石川 もともと日本人というのはかなり保守的で、とりあえず前のメーカーの端末を買えば取扱説明書を見なくてもそこそこ使えて……という発想がある中で商品選びをしてきたという過去があります。それだけに、なかなかメーカーとしても新しいことができないし、新しいことをやり過ぎて失敗したことも多々あります。その経験が、恐らく今のあまり面白くない端末になっているので、メーカーも頑張らなければいけないし、見せ方も変えなければいけないし、という面からすると、来年というのは1つ大きなポイントになるのかなぁと。だからこそタッチパネルで使い易いと言われれば認められるという感じなのではないかなぁと。

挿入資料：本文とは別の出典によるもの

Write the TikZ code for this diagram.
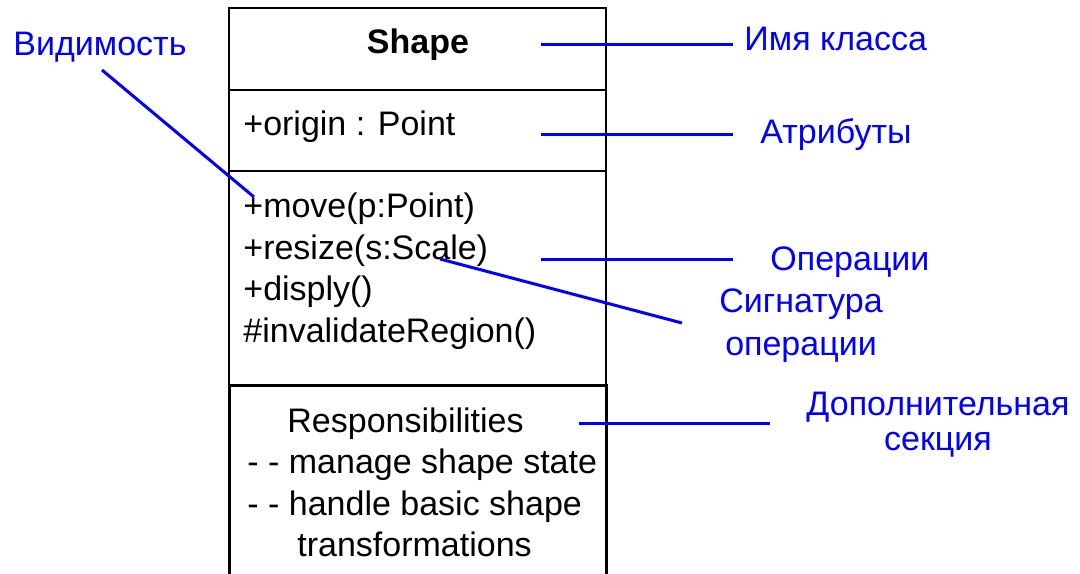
\documentclass[tikz,border=0pt]{standalone}
\usepackage{fontspec}
\setmainfont{Liberation Sans}
\begin{document}
\begin{tikzpicture}[x=0.5pt,y=-0.5pt,
  txt/.style={font=\fontsize{17}{20}\selectfont, inner sep=0pt, anchor=base west},
  ctxt/.style={txt, anchor=base},
  note/.style={txt, text=blue},
  cnote/.style={ctxt, text=blue},
  lead/.style={draw=blue, line width=1.5pt},
  frame/.style={draw=black, line width=0.9pt},
  extra/.style={draw=black, line width=1.5pt}]
\useasboundingbox (0,0) rectangle (1080,573);

% class box: name, attributes and operations compartments
\draw[frame] (229,8) rectangle (606,385);
\draw[frame] (229,90) -- (606,90);
\draw[frame] (229,171) -- (606,171);
% additional compartment
\draw[extra] (229,385) rectangle (606,576);

% compartment contents
\node[ctxt] (cls) at (418,53) {\bfseries Shape};
\node[txt] (attr) at (243,135) {+origin : Point};
\node[txt] (op1) at (243,217) {+move(p:Point)};
\node[txt] (op2) at (243,259) {+resize(s:Scale)};
\node[txt] (op3) at (243,300) {+disply()};
\node[txt] (op4) at (243,342) {\#invalidateRegion()};
\node[txt] (resp) at (287,432) {Responsibilities};
\node[txt] (resp1) at (247,473) {- - manage shape state};
\node[txt] (resp2) at (247,515) {- - handle basic shape};
\node[txt] (resp3) at (297,556) {transformations};

% annotations
\node[note] (lvis) at (13,55) {Видимость};
\node[note] (lname) at (744,50) {Имя класса};
\node[note] (lattr) at (760,143) {Атрибуты};
\node[note] (lops) at (770,270) {Операции};
\node[cnote] (lsig) at (801,312) {Сигнатура};
\node[cnote] (lsigb) at (801,355) {операции};
\node[cnote] (lext) at (938,415) {Дополнительная};
\node[cnote] (lextb) at (938,450) {секция};

% leader line ends
\coordinate (visA) at (102,70);   \coordinate (visB) at (254,197);
\coordinate (nameA) at (541,44);  \coordinate (nameB) at (733,44);
\coordinate (attrA) at (541,134); \coordinate (attrB) at (733,134);
\coordinate (opsA) at (541,259);  \coordinate (opsB) at (733,259);
\coordinate (sigA) at (440,259);  \coordinate (sigB) at (682,323);
\coordinate (extA) at (579,423);  \coordinate (extB) at (770,423);

\draw[lead] (visA) -- (visB);
\draw[lead] (nameA) -- (nameB);
\draw[lead] (attrA) -- (attrB);
\draw[lead] (opsA) -- (opsB);
\draw[lead] (sigA) -- (sigB);
\draw[lead] (extA) -- (extB);
\end{tikzpicture}
\end{document}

神尾氏 2009年がタッチパネル元年になるなら、とにかく今までのUIをすべて載せないでほしいですね。今までのメニュー体系を一切捨てたところからタッチパネルをやってほしいし、それができないならタッチパネルをやらない方がいい。極論かもしれないけれど、そうしないと新しいものは出てこないと思います。
少し最近の事例を振り返ると、アクロディアのVIVID UIが各社のケータイに採用され、UIの着せ替えができるようになって、新しいマーケットもできたわけです。しかもこれが大きなビジネスとして伸びています。今まであたりまえだと思っていたところをガラッと変えてしまうと、新しいユーザビリティだけでなく、ビジネスまで開けたりするんです。メーカーには、もっと前向きに変化を捉えて、市場環境やトレンドの変化をうまくバネにしてほしいですね。